Security and Governance
- Restrict access to billing system tables to admins and FinOps teams.
- Use Unity Catalog row-level security if sharing cost dashboards across teams.
- Audit cluster creation events to find untagged or policy-exempt clusters.
- Implement approval workflows for clusters that exceed a DBU-per-day budget.
Common Pitfalls and Recommended Patterns
- Not tagging clusters: without tags, cost allocation and chargeback are impossible.
- Running all-purpose clusters for production: job clusters have lower DBU rates and auto-terminate.
- Ignoring auto-termination: a single forgotten cluster can cost hundreds of dollars overnight.
- Relying solely on the cloud bill: the cloud bill lacks DBU-level granularity; use system tables for Databricks costs.
- Not setting cost alerts: by the time you notice a cost spike on the monthly bill, the money is spent.
- Over-committing DBU purchases: start with a conservative commitment and increase as you understand usage patterns.
Frequently Asked Questions
How do I calculate the cost of a cluster?
Cost equals (DBU rate per hour for the instance type x number of nodes x runtime hours x per-DBU price) plus cloud VM costs. Use system.billing.usage for actual historical costs.
What is the difference between DBU cost and cloud cost?
DBU charges are billed by Databricks and cover the platform software. Cloud costs are billed by AWS/Azure/GCP and cover the underlying VMs, storage, and networking.
How do committed-use discounts work?
You pre-purchase a fixed number of DBUs per year at a discounted rate. If you exceed the commitment, overage is billed at the on-demand rate. If you under-utilise, the unused DBUs are lost.
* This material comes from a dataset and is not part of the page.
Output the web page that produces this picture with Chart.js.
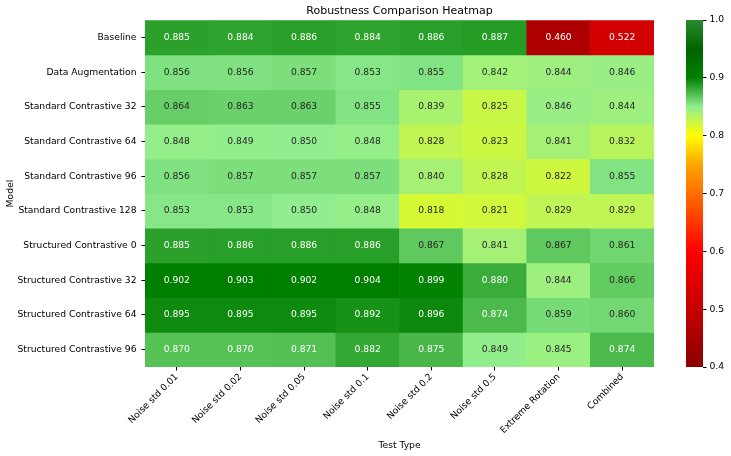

Can I set a hard spending cap?
Databricks does not enforce hard spending caps, but you can use cluster policies, auto-termination, and budget alerts together to create an effective governance framework.
How do I charge costs back to teams?
Use custom_tags on clusters (e.g., team, project, cost_center) and join billing data with tag values in system.billing.usage.